The ratio of the public deficit to gross domestic product fell from 10.0 percent at this time in 2013 to 6.0 percent, the national statistics institute Ine said, marking a big step in a still uncertain climate over the outlook for public finances.
This big improvement in the eurozone country, which emerged from a bailout programme in May, was driven by a 5.4-percent cut in public spending and 3.2-percent rise in revenues.
In absolute terms, the public deficit, covering central and local government and welfare budgets, fell from 3.9 billion euros to 2.4 billion.
Under the remaining terms of its 78-billion-euro ($106 billion) rescue by the International Monetary Fund and European Union, Portugal must cut the deficit to 4.0 percent of output this year and to 2.5 percent next year.
For the whole of last year, it brought the deficit down to 4.9 percent which was far better than the target of 5.5 percent set by the IMF and EU.

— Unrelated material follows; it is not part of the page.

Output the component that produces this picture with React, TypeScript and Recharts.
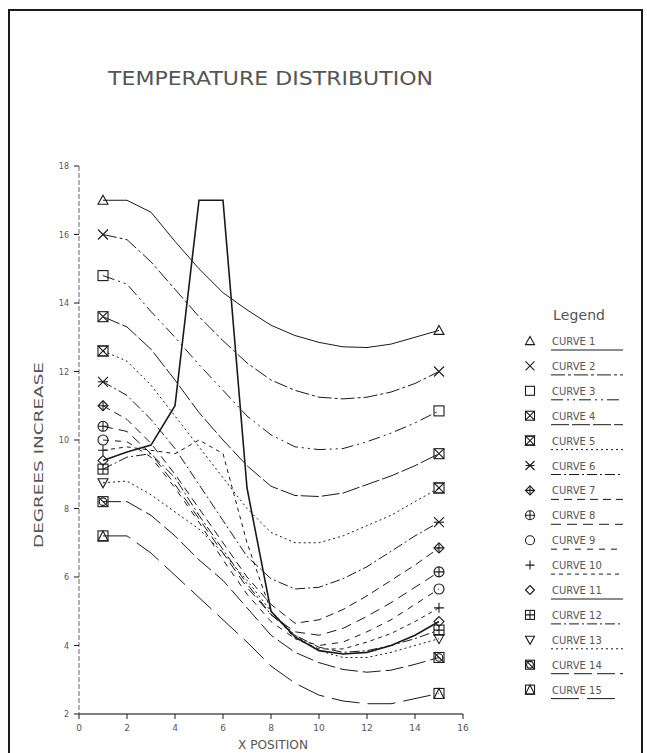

To keep on track for its targets, the centre-right government had included further cuts in pay for civil servants in its 2014 budget, but at the end of May the Constitutional Court struck down this measure.
Other aspects of the budgets are also being challenged, and the government has decided to await the outcome of those cases before deciding on alternative measures, and despite the risk that this could increase uncertainty about its ability to meet the targets.